Kavalan King Car Whisky

Score: 95/100 
ABV: 46%
Origin: Taiwan 
Price: $140

King Car whisky is produced by the Kavalan distillery in Taiwan and it takes its name from the owners of Kavalan, the Taiwanese King Car Company. The King Car whisky is intended to be complex, rounded and multi-faceted to pay homage to the diverse work of the King Car Group.
The whisky itself is evidence that Taiwan can produce world class whisky that is complex, elegant, interesting and mature. That maturity is a big part of what makes Kavalan so intriguing. In warmer subtropical climates such as Taiwan the pores in oak expand from the heat and soak up more whisky than in colder climates. This means that whisky can mature more quickly in Taiwan. It also means that a whisky can get too “woody” before being mature because it soaks up the flavours of the wood without breaking them down properly or undergoing sufficient oxidization. Whatever oak casks have been used by Kavalan to mature King Car whisky, they are a masterstroke and testament to the fact that in the right conditions whisky can mature quickly without getting “woody” first. Despite having been matured in such a warm climate as Taiwan the King Car whisky has an almost perfect balance that offers a multidimensional display of fruit, vanillas and wood spice with only a semblance of “woodiness” emerging in the finish. This is a mature world whisky. Not woody, mature. In my opinion King Car is one of the most fascinating world whiskies on the market. So fascinating in fact, it has taken me a while to fully appreciate it.
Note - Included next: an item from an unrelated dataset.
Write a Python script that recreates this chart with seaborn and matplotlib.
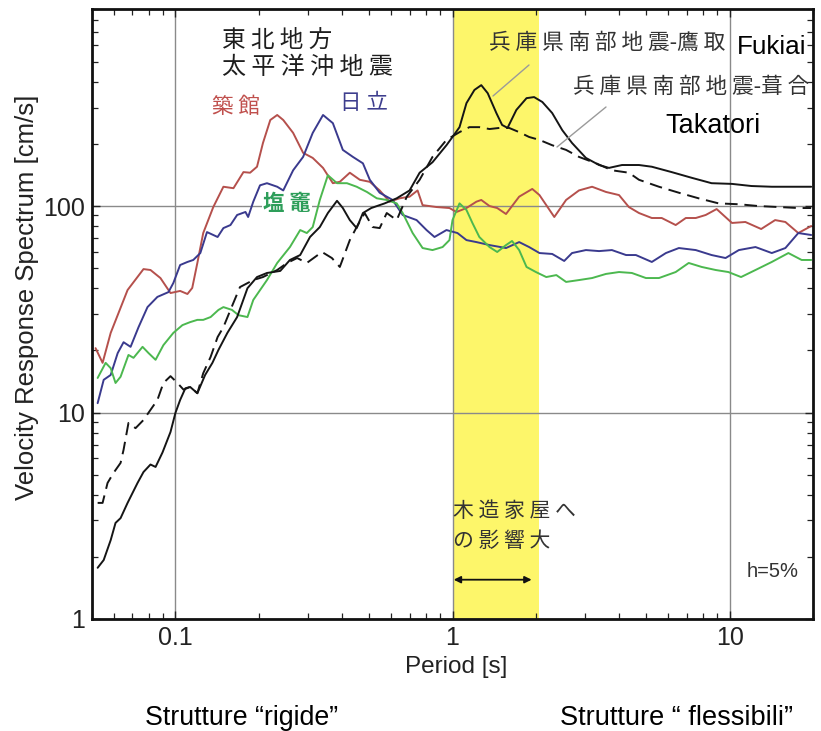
import numpy as np
import pandas as pd
import matplotlib
matplotlib.use("Agg")
import matplotlib.pyplot as plt
from matplotlib.lines import Line2D
from matplotlib.ticker import FixedLocator, FixedFormatter, LogLocator, NullFormatter
import seaborn as sns

# ---- velocity response spectra (h = 5%) : period [s] / velocity [cm/s] ----
tsukidate_period = [0.0515, 0.0546, 0.0584, 0.0672, 0.0767, 0.0813, 0.0883, 0.096, 0.104, 0.1105,
                    0.115, 0.120, 0.126, 0.137, 0.149, 0.162, 0.176, 0.186, 0.197, 0.207,
                    0.220, 0.233, 0.245, 0.266, 0.289, 0.313, 0.341, 0.370, 0.392, 0.426,
                    0.463, 0.503, 0.546, 0.593, 0.644, 0.700, 0.748, 0.780, 0.875, 0.975,
                    1.034, 1.123, 1.22, 1.27, 1.36, 1.45, 1.56, 1.74, 1.94, 2.06,
                    2.18, 2.33, 2.57, 2.86, 3.19, 3.58, 3.99, 4.33, 4.71, 5.24,
                    5.69, 6.39, 6.95, 7.55, 8.20, 8.98, 10.2, 11.4, 13.0, 14.6,
                    15.9, 17.7, 19.7]
tsukidate_vel = [20.5, 17.4, 24.3, 39.2, 49.5, 49.0, 44.8, 37.9, 38.8, 37.5,
                 40.1, 53.0, 74.0, 98.9, 124, 122, 146, 145, 155, 202,
                 261, 276, 261, 226, 181, 171, 153, 129, 131, 145,
                 134, 131, 119, 105, 109, 111, 119, 101, 98.9, 97.8,
                 93.6, 97.8, 105, 107, 100, 97.8, 91.5, 111, 121, 113,
                 101, 88.5, 107, 119, 124, 117, 113, 98.9, 92.5, 87.5,
                 87.5, 80.9, 87.5, 87.5, 90.5, 96.7, 82.8, 83.7, 77.4, 85.5,
                 83.7, 74.0, 80.0]

hitachi_period = [0.0524, 0.0551, 0.0584, 0.0619, 0.065, 0.0689, 0.0736, 0.0793, 0.0861, 0.0944,
                  0.0983, 0.104, 0.1105, 0.116, 0.123, 0.130, 0.142, 0.149, 0.158, 0.167,
                  0.179, 0.183, 0.191, 0.202, 0.214, 0.233, 0.245, 0.266, 0.289, 0.313,
                  0.341, 0.370, 0.402, 0.437, 0.475, 0.503, 0.546, 0.608, 0.661, 0.742,
                  0.806, 0.861, 0.951, 1.042, 1.123, 1.22, 1.36, 1.56, 1.74, 1.89,
                  2.06, 2.29, 2.53, 2.70, 3.03, 3.38, 3.76, 4.23, 4.59, 5.24,
                  5.89, 6.56, 7.55, 8.61, 9.67, 10.8, 12.4, 14.2, 15.9, 17.7, 19.7]
hitachi_vel = [11.1, 14.4, 15.2, 19.4, 21.9, 20.8, 25.9, 32.4, 36.3, 38.3,
               42.4, 51.8, 53.6, 54.8, 59.2, 74.8, 70.8, 78.2, 80.9, 90.5,
               93.6, 88.5, 105, 126, 129, 124, 119, 149, 173, 226,
               276, 252, 187, 173, 161, 134, 116, 107, 90.5, 85.5,
               76.5, 70.8, 76.5, 74.0, 68.4, 66.9, 64.7, 62.6, 66.9, 63.3,
               59.2, 58.6, 54.2, 59.2, 61.2, 60.5, 61.2, 57.9, 57.9, 53.6,
               59.2, 62.6, 61.2, 57.9, 56.0, 61.2, 63.3, 59.2, 62.6, 74.0, 72.4]

shiogama_period = [0.0524, 0.056, 0.0584, 0.0608, 0.0634, 0.0677, 0.0706, 0.0761, 0.080, 0.0848,
                   0.0905, 0.0983, 0.106, 0.113, 0.120, 0.126, 0.134, 0.143, 0.149, 0.160,
                   0.169, 0.182, 0.191, 0.214, 0.233, 0.259, 0.282, 0.298, 0.313, 0.332,
                   0.355, 0.383, 0.416, 0.451, 0.491, 0.533, 0.579, 0.629, 0.661, 0.718,
                   0.780, 0.847, 0.921, 0.975, 1.0, 1.06, 1.123, 1.18, 1.25, 1.36,
                   1.45, 1.56, 1.64, 1.74, 1.85, 2.00, 2.18, 2.37, 2.57, 2.86,
                   3.19, 3.58, 3.99, 4.44, 4.99, 5.56, 6.39, 7.12, 7.93, 8.91,
                   9.9, 11.0, 12.4, 14.2, 16.3, 18.2, 19.7]
shiogama_vel = [14.7, 17.4, 16.4, 13.9, 14.9, 19.0, 18.4, 20.8, 19.4, 18.0,
                21.2, 24.3, 26.5, 27.4, 28.1, 28.1, 29.0, 31.4, 32.4, 31.4,
                29.6, 29.0, 35.1, 43.8, 53.0, 63.3, 76.5, 74.0, 79.1, 107,
                141, 129, 129, 124, 117, 109, 107, 103, 92.5, 74.0,
                62.6, 61.2, 63.3, 68.4, 85.5, 103, 95.7, 82.8, 70.8, 63.3,
                59.9, 64.7, 67.7, 61.2, 50.7, 47.9, 45.3, 46.3, 42.9, 43.8,
                44.8, 46.9, 47.9, 47.4, 44.8, 44.8, 47.9, 53.0, 50.7, 49.0,
                47.9, 45.3, 49.0, 53.6, 59.2, 54.8, 54.8]

takatori_period = [0.0524, 0.0551, 0.0584, 0.0608, 0.0634, 0.0672, 0.073, 0.0767, 0.0813, 0.0848,
                   0.0898, 0.096, 0.1, 0.104, 0.1086, 0.113, 0.120, 0.128, 0.136, 0.143,
                   0.154, 0.167, 0.182, 0.197, 0.214, 0.239, 0.259, 0.282, 0.306, 0.332,
                   0.355, 0.383, 0.402, 0.426, 0.451, 0.475, 0.509, 0.569, 0.629, 0.70,
                   0.761, 0.847, 0.951, 1.0, 1.06, 1.123, 1.20, 1.27, 1.34, 1.44,
                   1.51, 1.58, 1.70, 1.85, 1.97, 2.11, 2.29, 2.49, 2.70, 3.03,
                   3.38, 3.67, 4.09, 4.71, 5.24, 6.18, 7.30, 8.61, 10.2, 12.0,
                   14.2, 16.7, 19.7]
takatori_vel = [1.77, 1.93, 2.41, 2.92, 3.08, 3.65, 4.56, 5.15, 5.6, 5.45,
                6.4, 8.05, 9.95, 11.5, 13.1, 13.3, 12.4, 15.2, 17.4, 20.1,
                24.3, 29.0, 40.0, 45.3, 47.4, 48.5, 54.8, 57.9, 70.8, 79.1,
                92.5, 106, 97.8, 85.5, 78.2, 92.5, 97.8, 103, 109, 119,
                145, 163, 197, 216, 241, 315, 365, 385, 352, 282,
                247, 239, 292, 333, 337, 319, 282, 233, 202, 171,
                158, 153, 158, 158, 155, 146, 137, 129, 128, 125,
                124, 124, 124]

fukiai_period = [0.0524, 0.0546, 0.0569, 0.0598, 0.0634, 0.065, 0.0677, 0.0718, 0.0767, 0.0813,
                 0.0861, 0.0905, 0.096, 0.1017, 0.107, 0.113, 0.120, 0.126, 0.134, 0.142,
                 0.149, 0.158, 0.171, 0.191, 0.207, 0.233, 0.253, 0.275, 0.298, 0.338,
                 0.367, 0.392, 0.426, 0.451, 0.482, 0.515, 0.546, 0.579, 0.629, 0.684,
                 0.761, 0.847, 0.951, 1.06, 1.151, 1.25, 1.36, 1.48, 1.60, 1.74,
                 1.89, 2.06, 2.29, 2.57, 2.86, 3.30, 3.76, 4.33, 4.71, 5.56,
                 6.56, 7.73, 9.13, 10.8, 12.7, 15.0, 17.7, 19.7]
fukiai_vel = [3.65, 3.65, 4.56, 5.1, 5.7, 6.6, 8.9, 8.4, 9.2, 10.3,
              11.5, 13.9, 15.0, 13.9, 12.9, 13.3, 12.4, 15.5, 18.6, 23.2,
              25.9, 31.4, 40.5, 43.8, 45.3, 49.0, 53.0, 56.0, 53.0, 59.9,
              56.0, 50.7, 68.4, 79.1, 92.5, 79.1, 78.2, 92.5, 85.5, 111,
              134, 173, 209, 228, 241, 241, 236, 239, 239, 228,
              216, 209, 197, 187, 173, 161, 149, 145, 134, 124,
              116, 109, 103, 102, 100, 98.9, 97.8, 97.8]

site_names = ["築館", "日立", "塩竈", "鷹取", "葺合"]
site_colors = ["#b5504c", "#3a3a8e", "#4cb84f", "#151515", "#151515"]

x_ticks = [0.1, 1, 10]
x_ticklabels = ["0.1", "1", "10"]
y_ticks = [1, 10, 100]
y_ticklabels = ["1", "10", "100"]

band_period = [1.0, 2.06]
arrow_period = [1.01, 1.93]
arrow_level = 1.55

# ---- long-form table for seaborn ----
frames = []
for name, per, vel in zip(site_names,
                          [tsukidate_period, hitachi_period, shiogama_period, takatori_period, fukiai_period],
                          [tsukidate_vel, hitachi_vel, shiogama_vel, takatori_vel, fukiai_vel]):
    frames.append(pd.DataFrame({"period": per, "vel": vel, "site": name}))
spectra = pd.concat(frames, ignore_index=True)

sns.set_theme(style="ticks")
plt.rcParams["font.family"] = ["Liberation Sans", "Noto Sans CJK JP", "DejaVu Sans"]
CJK = ["Noto Sans CJK JP", "DejaVu Sans"]

W, H = 821, 731
fig = plt.figure(figsize=(W / 100, H / 100), dpi=100)
ax = fig.add_axes([92 / W, 1 - 619 / H, (813 - 92) / W, (619 - 9) / H])


def fx(px):
    return px / W


def fy(py):
    return 1 - py / H


ax.set_xscale("log")
ax.set_yscale("log")
ax.axvspan(band_period[0], band_period[1], color="#fdf66a", lw=0, zorder=0)

palette = dict(zip(site_names, site_colors))
dash_map = {n: "" for n in site_names}
dash_map["葺合"] = (6.5, 3.5)
sns.lineplot(data=spectra, x="period", y="vel", hue="site", style="site",
             palette=palette, dashes=dash_map, estimator=None, sort=False,
             linewidth=1.4, legend=False, ax=ax, zorder=3)

ax.set_xlim(0.05, 20)
ax.set_ylim(1, 900)

ax.xaxis.set_major_locator(FixedLocator(x_ticks))
ax.xaxis.set_major_formatter(FixedFormatter(x_ticklabels))
ax.yaxis.set_major_locator(FixedLocator(y_ticks))
ax.yaxis.set_major_formatter(FixedFormatter(y_ticklabels))
ax.xaxis.set_minor_locator(LogLocator(base=10, subs=np.arange(2, 10)))
ax.yaxis.set_minor_locator(LogLocator(base=10, subs=np.arange(2, 10)))
ax.xaxis.set_minor_formatter(NullFormatter())
ax.yaxis.set_minor_formatter(NullFormatter())

ax.set_axisbelow(True)
ax.grid(True, which="major", color="#8a8a8a", lw=1.0)
ax.grid(False, which="minor")
ax.tick_params(which="both", direction="in", top=True, right=True, colors="#222222",
               labelsize=18, labelcolor="#222222")
ax.tick_params(which="major", length=6, width=1.0, pad=5)
ax.tick_params(which="minor", length=4, width=0.9)
for s in ax.spines.values():
    s.set_linewidth(2.0)
    s.set_color("#111111")
ax.set_xlabel("")
ax.set_ylabel("")

# axis titles
fig.text(fx(27), fy(297), "Velocity Response Spectrum [cm/s]", rotation=90,
         ha="center", va="center", fontsize=18.5, color="#222222")
fig.text(fx(456), fy(667), "Period [s]", ha="center", va="center", fontsize=17.5, color="#222222")

# event / station labels
fig.text(fx(222), fy(40), "東 北 地 方", family=CJK, fontsize=17, color="#1e1e1e",
         ha="left", va="center")
fig.text(fx(222), fy(67), "太 平 洋 沖 地 震", family=CJK, fontsize=17.3, color="#1e1e1e",
         ha="left", va="center")
fig.text(fx(212), fy(107), "築 館", family=CJK, fontsize=15.5, color="#c0504d",
         ha="left", va="center")
fig.text(fx(340), fy(103), "日 立", family=CJK, fontsize=15.5, color="#3e3e8e",
         ha="left", va="center")
fig.text(fx(263), fy(204), "塩 竈", family=CJK, fontsize=15.5, color="#2e9e5a",
         fontweight="bold", ha="left", va="center",
         bbox=dict(facecolor="white", edgecolor="none", pad=0.5), zorder=5)

fig.text(fx(489), fy(43), "兵 庫 県 南 部 地 震-鷹 取", family=CJK, fontsize=15.6,
         color="#333333", ha="left", va="center")
fig.text(fx(573), fy(87), "兵 庫 県 南 部 地 震-葺 合", family=CJK, fontsize=15.6,
         color="#333333", ha="left", va="center")
fig.text(fx(737), fy(54), "Fukiai", fontsize=18.8, color="black", ha="left", va="baseline")
fig.text(fx(665), fy(133), "Takatori", fontsize=19.5, color="black", ha="left", va="baseline")

fig.add_artist(Line2D([fx(529), fx(493)], [fy(65), fy(96)], color="#9a9a9a", lw=1.0))
fig.add_artist(Line2D([fx(606), fx(557)], [fy(107), fy(147)], color="#9a9a9a", lw=1.0))

fig.text(fx(453), fy(511), "木 造 家 屋 へ", family=CJK, fontsize=15, color="#333333",
         ha="left", va="center")
fig.text(fx(453), fy(541), "の 影 響 大", family=CJK, fontsize=15, color="#333333",
         ha="left", va="center")
ax.annotate("", xy=(arrow_period[1], arrow_level), xytext=(arrow_period[0], arrow_level),
            arrowprops=dict(arrowstyle="<|-|>", color="#111111", lw=1.3,
                            mutation_scale=10, shrinkA=0, shrinkB=0), zorder=4)

fig.text(fx(747), fy(577), "h=5%", fontsize=14.5, color="#333333", ha="left", va="baseline")

fig.text(fx(145), fy(718), "Strutture “rigide”", fontsize=19.3, color="black",
         ha="left", va="center")
fig.text(fx(560), fy(718), "Strutture “ flessibili”", fontsize=19.5, color="black",
         ha="left", va="center")

fig.savefig("out.png", dpi=100)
Nose: Banana, vanilla, sweet custard buns, cherry ripe, toasted coconut, chocolate, papaya, ground pepper, nutmeg and mild saffron.
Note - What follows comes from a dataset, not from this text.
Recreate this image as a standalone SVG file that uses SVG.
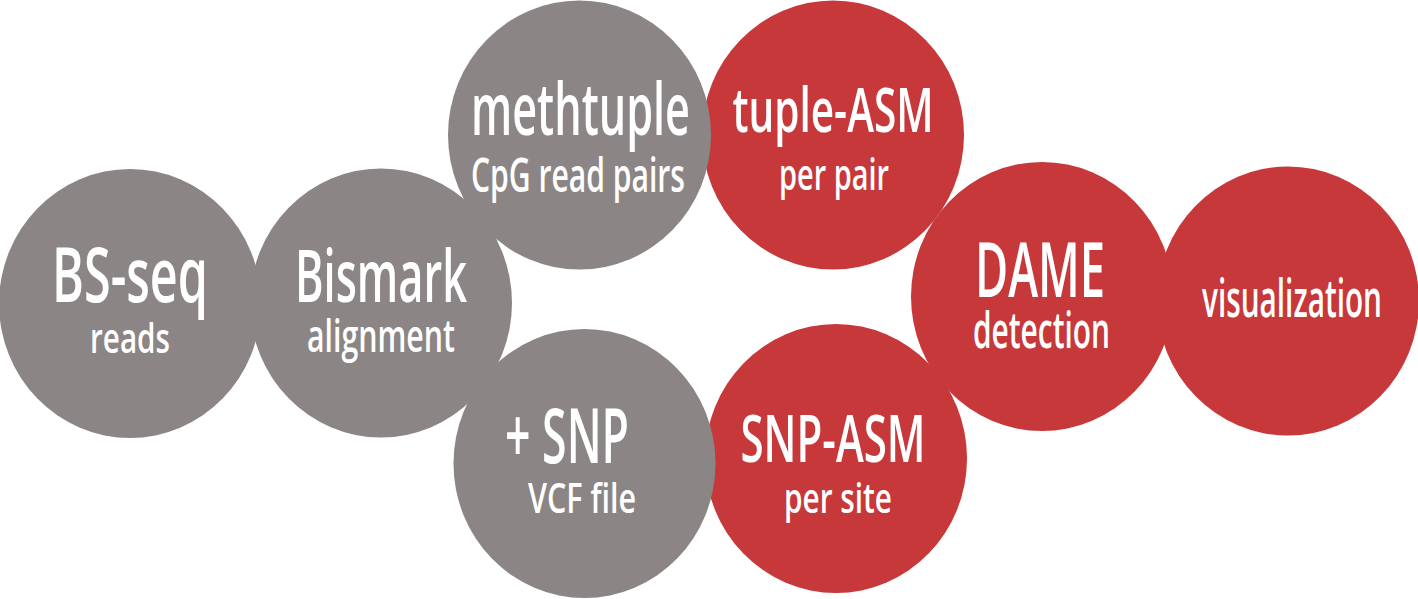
<svg xmlns="http://www.w3.org/2000/svg" width="1418" height="599" viewBox="0 0 1418 599">
  <style>
    .gray { fill: #8b8585; }
    .red { fill: #c6383a; }
    text { font-family: "Open Sans", "Noto Sans", "Liberation Sans", sans-serif; font-weight: 600; fill: #ffffff; text-anchor: middle; }
  </style>
  <rect x="0" y="0" width="1418" height="599" fill="#ffffff"/>

  <!-- red stages drawn first so the grey inputs sit on top -->
  <g id="node-tuple-asm">
    <ellipse class="red" cx="833" cy="135" rx="131" ry="134.5"/>
    <text x="833" y="132" font-size="62" textLength="201" lengthAdjust="spacingAndGlyphs">tuple-ASM</text>
    <text x="834" y="190" font-size="44" textLength="110" lengthAdjust="spacingAndGlyphs">per pair</text>
  </g>
  <g id="node-snp-asm">
    <ellipse class="red" cx="836" cy="458.5" rx="131" ry="134.5"/>
    <text x="833" y="462" font-size="66" textLength="185" lengthAdjust="spacingAndGlyphs">SNP-ASM</text>
    <text x="838" y="513" font-size="42" textLength="108" lengthAdjust="spacingAndGlyphs">per site</text>
  </g>
  <g id="node-dame">
    <ellipse class="red" cx="1042" cy="296.5" rx="131" ry="134.5"/>
    <text x="1040" y="297" font-size="76" textLength="130" lengthAdjust="spacingAndGlyphs">DAME</text>
    <text x="1041.5" y="348" font-size="50" textLength="137" lengthAdjust="spacingAndGlyphs">detection</text>
  </g>
  <g id="node-visualization">
    <ellipse class="red" cx="1288" cy="301" rx="131" ry="134.5"/>
    <text x="1292" y="317" font-size="52" textLength="180" lengthAdjust="spacingAndGlyphs">visualization</text>
  </g>

  <g id="node-bs-seq">
    <ellipse class="gray" cx="130" cy="303.5" rx="131" ry="134.5"/>
    <text x="130" y="302" font-size="76" textLength="156" lengthAdjust="spacingAndGlyphs">BS-seq</text>
    <text x="130" y="353" font-size="42" textLength="80" lengthAdjust="spacingAndGlyphs">reads</text>
  </g>
  <g id="node-bismark">
    <ellipse class="gray" cx="381" cy="303" rx="131" ry="134.5"/>
    <text x="381" y="302" font-size="73" textLength="172" lengthAdjust="spacingAndGlyphs">Bismark</text>
    <text x="381" y="352" font-size="45" textLength="148" lengthAdjust="spacingAndGlyphs">alignment</text>
  </g>
  <g id="node-methtuple">
    <ellipse class="gray" cx="579.5" cy="135" rx="131.5" ry="134.5"/>
    <text x="580.5" y="135" font-size="72" textLength="219" lengthAdjust="spacingAndGlyphs">methtuple</text>
    <text x="578" y="192" font-size="47" textLength="214" lengthAdjust="spacingAndGlyphs">CpG read pairs</text>
  </g>
  <g id="node-snp">
    <ellipse class="gray" cx="584.5" cy="463.5" rx="131" ry="134.5"/>
    <text x="567" y="463" font-size="76" textLength="124" lengthAdjust="spacingAndGlyphs">+ SNP</text>
    <text x="582" y="513" font-size="42" textLength="108" lengthAdjust="spacingAndGlyphs">VCF file</text>
  </g>

  <!-- the stages touch one another; no separate connector lines are drawn -->
  <g id="connectors"/>
</svg>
Taste:  On the entry the whisky is smooth, rounded, complex and energetic with sparks of spice bursting within its layered creamy texture. Vanilla and reduced banana with bitter dark chocolate soften sparks of peppery wood spices and cracked cinnamon as hints of wood begin to emerge.
Finish: Hints of salt with a distinctly umami twist drift over the drying wood notes, bitter dark chocolate and a resurgence of the papaya and toasted coconut on the nose.